## The exercise
Scan the records for the string "that"; copy each line where it occurs.

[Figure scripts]

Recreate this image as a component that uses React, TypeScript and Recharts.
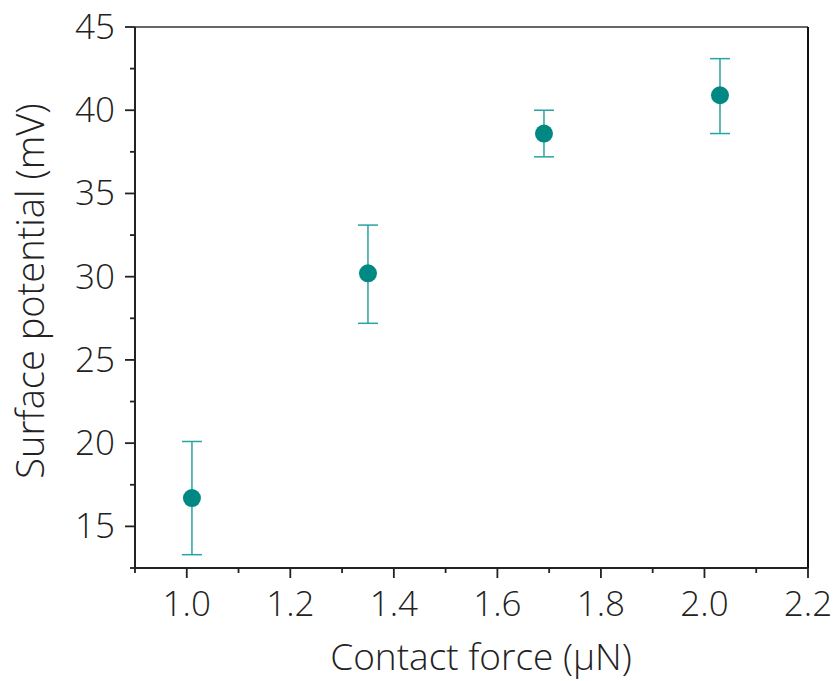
import {
  ComposedChart,
  ErrorBar,
  ReferenceLine,
  Scatter,
  XAxis,
  YAxis,
} from "recharts";

// contact force (µN), surface potential (mV) with error range
const force = [1.01, 1.35, 1.69, 2.03];
const potential = [16.7, 30.2, 38.6, 40.9];
const potentialLow = [13.3, 27.2, 37.2, 38.6];
const potentialHigh = [20.1, 33.1, 40.0, 43.1];

const xTicks = [0.9, 1.0, 1.1, 1.2, 1.3, 1.4, 1.5, 1.6, 1.7, 1.8, 1.9, 2.0, 2.1, 2.2];
const yTicks = [12.5, 15, 17.5, 20, 22.5, 25, 27.5, 30, 32.5, 35, 37.5, 40, 42.5, 45];

const data = force.map((f, i) => ({
  force: f,
  potential: potential[i],
  err: [potential[i] - potentialLow[i], potentialHigh[i] - potential[i]],
}));

const FONT = "'Open Sans', 'Segoe UI', sans-serif";
const INK = "#222";

function XTick(props: any) {
  const { x, y, payload } = props;
  const v = payload.value as number;
  const major = Math.round(v * 10) % 2 === 0;
  return (
    <g>
      <line x1={x} x2={x} y1={y} y2={y + (major ? 10 : 5)} stroke={INK} strokeWidth={1.8} />
      {major && (
        <text
          x={x}
          y={y + 48}
          textAnchor="middle"
          fontFamily={FONT}
          fontWeight={300}
          fontSize={35}
          fill={INK}
        >
          {v.toFixed(1)}
        </text>
      )}
    </g>
  );
}

function YTick(props: any) {
  const { x, y, payload } = props;
  const v = payload.value as number;
  const major = v % 5 === 0;
  return (
    <g>
      <line x1={x} x2={x - (major ? 10 : 5)} y1={y} y2={y} stroke={INK} strokeWidth={1.8} />
      {major && (
        <text
          x={x - 20}
          y={y + 12}
          textAnchor="end"
          fontFamily={FONT}
          fontWeight={300}
          fontSize={35}
          fill={INK}
        >
          {v}
        </text>
      )}
    </g>
  );
}

export default function App() {
  return (
    <div style={{ width: 831, height: 673 }}>
      <ComposedChart
        width={831}
        height={673}
        data={data}
        margin={{ top: 19, right: 31, left: 0, bottom: 1 }}
      >
        <XAxis
          dataKey="force"
          type="number"
          domain={[0.9, 2.2]}
          ticks={xTicks}
          interval={0}
          height={112}
          tickSize={0}
          tickMargin={0}
          tickLine={false}
          tick={<XTick />}
          axisLine={{ stroke: INK, strokeWidth: 2 }}
          label={{
            content: () => (
              <text
                x={473}
                y={662}
                textAnchor="middle"
                fontFamily={FONT}
                fontWeight={300}
                fontSize={37}
                fill={INK}
              >
                Contact force (μN)
              </text>
            ),
          }}
        />
        <YAxis
          dataKey="potential"
          type="number"
          domain={[12.5, 45]}
          ticks={yTicks}
          interval={0}
          width={127}
          tickSize={0}
          tickMargin={0}
          tickLine={false}
          tick={<YTick />}
          axisLine={{ stroke: INK, strokeWidth: 2 }}
          label={{
            content: () => (
              <text
                x={36}
                y={283}
                transform="rotate(-90, 36, 283)"
                textAnchor="middle"
                fontFamily={FONT}
                fontWeight={300}
                fontSize={38}
                fill={INK}
              >
                Surface potential (mV)
              </text>
            ),
          }}
        />
        <ReferenceLine y={45} stroke="#333" strokeWidth={1.5} />
        <ReferenceLine x={2.2} stroke="#111" strokeWidth={2} />
        <Scatter
          dataKey="potential"
          fill="#008984"
          isAnimationActive={false}
          shape={(p: any) => <circle cx={p.cx} cy={p.cy} r={9} fill="#008984" />}
        >
          <ErrorBar
            dataKey="err"
            direction="y"
            width={10}
            stroke="#2aa3a3"
            strokeWidth={1.5}
            isAnimationActive={false}
          />
        </Scatter>
      </ComposedChart>
    </div>
  );
}
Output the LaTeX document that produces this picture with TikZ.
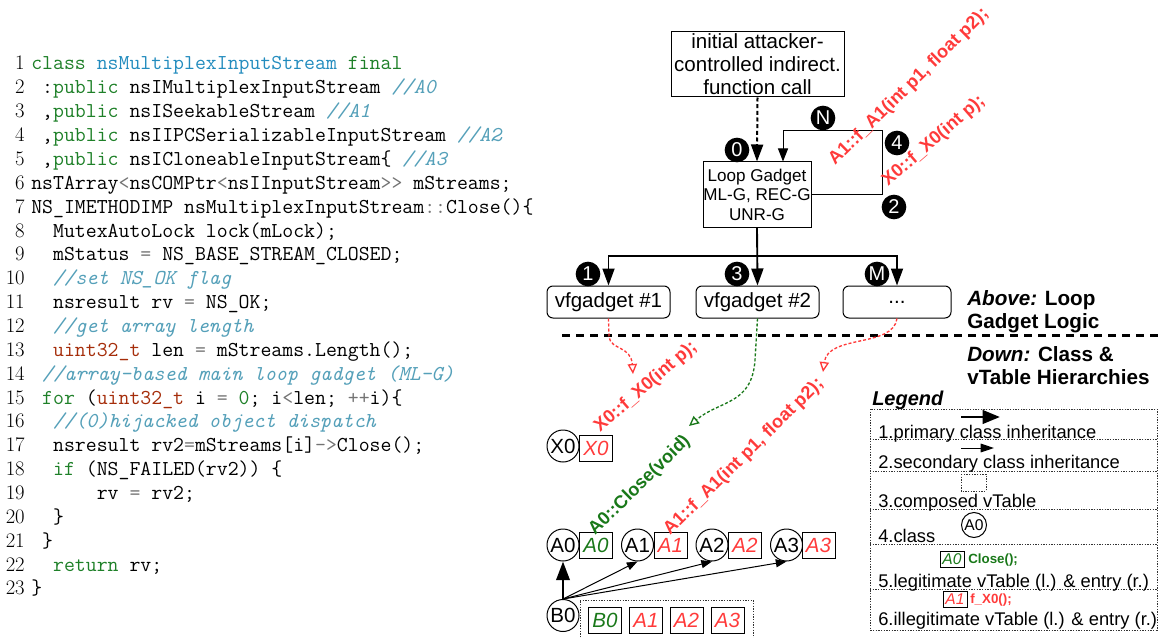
\documentclass[tikz,border=0pt]{standalone}
\usepackage{fontspec}
\newfontfamily\arialf{Liberation Sans}
\usetikzlibrary{arrows.meta}

\definecolor{kwgreen}{RGB}{30,128,40}
\definecolor{clsblue}{RGB}{35,140,190}
\definecolor{cmtblue}{RGB}{85,160,185}
\definecolor{typred}{RGB}{165,45,10}
\definecolor{opgray}{RGB}{115,115,115}
\definecolor{lred}{RGB}{255,58,58}
\definecolor{dgreen}{RGB}{25,120,25}

% code helpers
\newcommand\ind[1]{\hspace*{#1\fontcharwd\font`\x}}
\newcommand\kw[1]{\textcolor{kwgreen}{#1}}
\newcommand\ty[1]{\textcolor{typred}{#1}}
\newcommand\op[1]{\textcolor{opgray}{#1}}
\newcommand\cm[1]{\textcolor{cmtblue}{\itshape #1}}

\tikzset{
  code/.style={anchor=base west, inner sep=0pt, font=\fontsize{15.9}{18}\ttfamily},
  lnum/.style={anchor=base east, inner sep=0pt, font=\fontsize{15.5}{18}\rmfamily},
  box/.style={draw, line width=0.75pt, inner sep=0pt, align=center},
  vfbox/.style={draw, line width=0.75pt, inner sep=0pt, rounded corners=4.5pt,
    minimum width=92.25pt, minimum height=24pt, font=\fontsize{15.4}{15.4}\arialf},
  badge/.style={circle, fill=black, text=white, inner sep=0pt, minimum size=18.5pt,
    font=\fontsize{15}{15}\arialf},
  cls/.style={circle, draw, line width=0.75pt, inner sep=0pt, minimum size=24pt,
    font=\fontsize{15.4}{15.4}\arialf},
  vt/.style={draw, line width=0.75pt, inner sep=0pt, minimum width=24.75pt,
    minimum height=19.5pt, font=\fontsize{15.4}{15.4}\arialf\itshape},
  lbl/.style={rotate=44.5, anchor=base west, inner sep=0pt,
    font=\fontsize{13.6}{13.6}\arialf\bfseries},
  note/.style={anchor=base west, inner sep=0pt, font=\fontsize{15.5}{15.5}\arialf\bfseries},
  legt/.style={anchor=base west, inner sep=0pt, font=\fontsize{13.75}{13.75}\arialf},
  ldot/.style={line width=0.6pt, dash pattern=on 1pt off 1pt, black!80},
  smallvt/.style={draw, line width=0.6pt, inner sep=0pt, minimum width=18pt,
    minimum height=12pt, font=\fontsize{11.7}{11.7}\arialf\itshape},
  entry/.style={anchor=west, inner sep=0pt, font=\fontsize{10}{10}\arialf\bfseries},
  bigtip/.style={-{Triangle[length=12.75pt,width=9pt]}},
  midtip/.style={-{Triangle[length=9.75pt,width=7.5pt]}},
  opentip/.style={-{Triangle[open,length=7.5pt,width=7pt]}},
  flow/.style={line width=1pt, dash pattern=on 2.25pt off 1.5pt},
}

\begin{document}
\begin{tikzpicture}[x=0.75pt,y=-0.75pt]
\useasboundingbox (0,0) rectangle (1163,638);

% ---------------- source listing ----------------
\foreach \i in {1,...,23} {
  \node[lnum] (n\i) at (25,{70+(\i-1)*23.86}) {\i};
}
\node[code] (c1)  at (31,{70+0*23.86})  {\kw{class} \textcolor{clsblue}{nsMultiplexInputStream} \kw{final}};
\node[code] (c2)  at (31,{70+1*23.86})  {\ind1:\kw{public} nsIMultiplexInputStream \cm{//A0}};
\node[code] (c3)  at (31,{70+2*23.86})  {\ind1,\kw{public} nsISeekableStream \cm{//A1}};
\node[code] (c4)  at (31,{70+3*23.86})  {\ind1,\kw{public} nsIIPCSerializableInputStream \cm{//A2}};
\node[code] (c5)  at (31,{70+4*23.86})  {\ind1,\kw{public} nsICloneableInputStream\{ \cm{//A3}};
\node[code] (c6)  at (31,{70+5*23.86})  {nsTArray\op{<}nsCOMPtr\op{<}nsIInputStream\op{>>} mStreams;};
\node[code] (c7)  at (31,{70+6*23.86})  {NS\_IMETHODIMP nsMultiplexInputStream\op{::}Close()\{};
\node[code] (c8)  at (31,{70+7*23.86})  {\ind2MutexAutoLock lock(mLock);};
\node[code] (c9)  at (31,{70+8*23.86})  {\ind2mStatus \op{=} NS\_BASE\_STREAM\_CLOSED;};
\node[code] (c10) at (31,{70+9*23.86})  {\ind2\cm{//set NS\_OK flag}};
\node[code] (c11) at (31,{70+10*23.86}) {\ind2nsresult rv \op{=} NS\_OK;};
\node[code] (c12) at (31,{70+11*23.86}) {\ind2\cm{//get array length}};
\node[code] (c13) at (31,{70+12*23.86}) {\ind2\ty{uint32\_t} len \op{=} mStreams.Length();};
\node[code] (c14) at (31,{70+13*23.86}) {\ind1\cm{//array-based main loop gadget (ML-G)}};
\node[code] (c15) at (31,{70+14*23.86}) {\ind1\kw{for} (\ty{uint32\_t} i \op{=} \kw{0}; i\op{<}len; \op{++}i)\{};
\node[code] (c16) at (31,{70+15*23.86}) {\ind2\cm{//(0)hijacked object dispatch}};
\node[code] (c17) at (31,{70+16*23.86}) {\ind2nsresult rv2\op{=}mStreams[i]\op{->}Close();};
\node[code] (c18) at (31,{70+17*23.86}) {\ind2\kw{if} (NS\_FAILED(rv2)) \{};
\node[code] (c19) at (31,{70+18*23.86}) {\ind6rv \op{=} rv2;};
\node[code] (c20) at (31,{70+19*23.86}) {\ind2\}};
\node[code] (c21) at (31,{70+20*23.86}) {\ind1\}};
\node[code] (c22) at (31,{70+21*23.86}) {\ind2\kw{return} rv;};
\node[code] (c23) at (31,{70+22*23.86}) {\}};

% ---------------- loop gadget logic ----------------
\node[box, minimum width=129.75pt, minimum height=48.75pt,
      font=\fontsize{15.4}{17.25}\arialf] (init) at (757.5,64.5)
      {initial attacker-\\controlled indirect.\\function call};
\node[box, minimum width=81pt, minimum height=48.75pt,
      font=\fontsize{12.8}{14.6}\arialf] (loop) at (757,194.5)
      {Loop Gadget\\ML-G, REC-G\\UNR-G};
\node[vfbox] (vf1) at (608.5,302) {vfgadget \#1};
\node[vfbox] (vf2) at (757.5,302) {vfgadget \#2};
\node[vfbox, minimum width=81pt] (dots) at (897,302) {...};

\draw[line width=1.5pt, dash pattern=on 3pt off 2pt, bigtip] (init.south) -- (loop.north);

\coordinate (fbtop) at (783,131);
\draw[line width=0.75pt, midtip] (loop.east) -| (882,131) -| (loop.north -| fbtop);

\coordinate (hub) at (757,256);
\draw[line width=1.4pt, bigtip] (loop.south) -- (vf2.north);
\draw[line width=1.3pt, bigtip] (hub) -| (vf1.north);
\draw[line width=1.3pt, bigtip] (hub) -| (dots.north);

\node[badge] (b0) at (737,150) {0};
\node[badge] (bN) at (823,118) {N};
\node[badge] (b4) at (897,143) {4};
\node[badge] (b2) at (894,207) {2};
\node[badge] (b1) at (588,274) {1};
\node[badge] (b3) at (737,274) {3};
\node[badge] (bM) at (877,274) {M};

\node[lbl, text=lred] (lA1up) at (835,166) {A1::f\_A1(int p1, float p2);};
\node[lbl, text=lred, rotate=-3.5] (lX0up) at (888,187) {X0::f\_X0(int p);};

\node[note] (ab1) at (967,305) {\textit{Above:} Loop};
\node[note] (ab2) at (967,328) {Gadget Logic};

% separator
\coordinate (sepL) at (562,335);
\coordinate (sepR) at (1158,335);
\draw[line width=2.25pt, dash pattern=on 6pt off 4.5pt] (sepL) -- (sepR);

\node[note] (dn1) at (967,361) {\textit{Down:} Class \&};
\node[note] (dn2) at (967,384) {vTable Hierarchies};

% ---------------- class and vTable hierarchies ----------------
\node[cls] (X0) at (563,446) {X0};
\node[vt, text=lred] (X0v) at (596,448.5) {X0};

\node[cls] (A0) at (563,545) {A0};
\node[vt, text=dgreen] (A0v) at (596,545.5) {A0};
\node[cls] (A1) at (637.5,545) {A1};
\node[vt, text=lred] (A1v) at (670.5,545.5) {A1};
\node[cls] (A2) at (712,545) {A2};
\node[vt, text=lred] (A2v) at (745,545.5) {A2};
\node[cls] (A3) at (786.5,545) {A3};
\node[vt, text=lred] (A3v) at (818.5,545.5) {A3};

\node[cls] (B0) at (563,615.5) {B0};
\draw[ldot] (580,640) -- (580,600) -- (753,600) -- (753,640);
\node[vt, text=dgreen] (B0v) at (605,620.5) {B0};
\node[vt, text=lred] (bA1) at (646,620.5) {A1};
\node[vt, text=lred] (bA2) at (686.5,620.5) {A2};
\node[vt, text=lred] (bA3) at (727.5,620.5) {A3};

\draw[line width=2pt, -{Triangle[length=14pt,width=10pt]}] (B0.north) -- (A0.south);
\foreach \t in {A1,A2,A3}
  \draw[line width=0.75pt, -{Triangle[length=8pt,width=6pt]}] (B0.north) -- (\t.south);

\node[lbl, text=lred, rotate=-3.5] (lX0dn) at (600,433) {X0::f\_X0(int p);};
\node[lbl, text=dgreen] (lA0dn) at (595,536) {A0::Close(void)};
\node[lbl, text=lred] (lA1dn) at (670,536) {A1::f\_A1(int p1, float p2);};

% dispatch flows from the gadgets into the hierarchy
\draw[flow, lred, opentip] (vf1.south) -- (609,337)
  .. controls (611,350) and (631,346) .. (633,374);
\draw[flow, dgreen, opentip] (vf2.south) -- (755,360)
  .. controls (752,405) and (720,400) .. (689,426);
\draw[flow, lred, opentip] (dots.south) .. controls (893,348) and (828,334) .. (823,372);

% ---------------- legend ----------------
\node[anchor=base west, inner sep=0pt, font=\fontsize{15}{15}\arialf\bfseries\itshape]
  (legtitle) at (872,405) {Legend};
\draw[ldot] (870,409) rectangle (1157,630);
\foreach \yy in {439,471,509,544,589}
  \draw[ldot] (870,\yy) -- (1157,\yy);

\coordinate (r1a) at (961,417);
\coordinate (r1b) at (1000,417);
\draw[line width=2.2pt, -{Triangle[length=13pt,width=10pt]}] (r1a) -- (r1b);
\node[legt] (t1) at (878,438) {1.primary class inheritance};

\coordinate (r2a) at (961,448);
\coordinate (r2b) at (994,448);
\draw[line width=0.75pt, -{Triangle[length=10pt,width=6.5pt]}] (r2a) -- (r2b);
\node[legt] (t2) at (878,468) {2.secondary class inheritance};

\draw[ldot] (961,474) rectangle (986,491);
\node[legt] (t3) at (878,507) {3.composed vTable};

\node[circle, draw, line width=0.75pt, inner sep=0pt, minimum size=18.75pt,
      font=\fontsize{11.7}{11.7}\arialf] (lgA0) at (974,525) {A0};
\node[legt] (t4) at (878,542) {4.class};

\node[smallvt, text=dgreen] (lgv5) at (952,559) {A0};
\node[entry, text=dgreen] (lge5) at (968,560) {Close();};
\node[legt] (t5) at (878,587) {5.legitimate vTable (l.) \& entry (r.)};

\node[smallvt, text=lred] (lgv6) at (955,599.5) {A1};
\node[entry, text=lred] (lge6) at (970,600) {f\_X0();};
\node[legt] (t6) at (878,625) {6.illegitimate vTable (l.) \& entry (r.)};

\end{tikzpicture}
\end{document}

## Solution for this problem
Recreate this image as a component that uses React, TypeScript and Recharts.
Output the LaTeX document that produces this picture with TikZ.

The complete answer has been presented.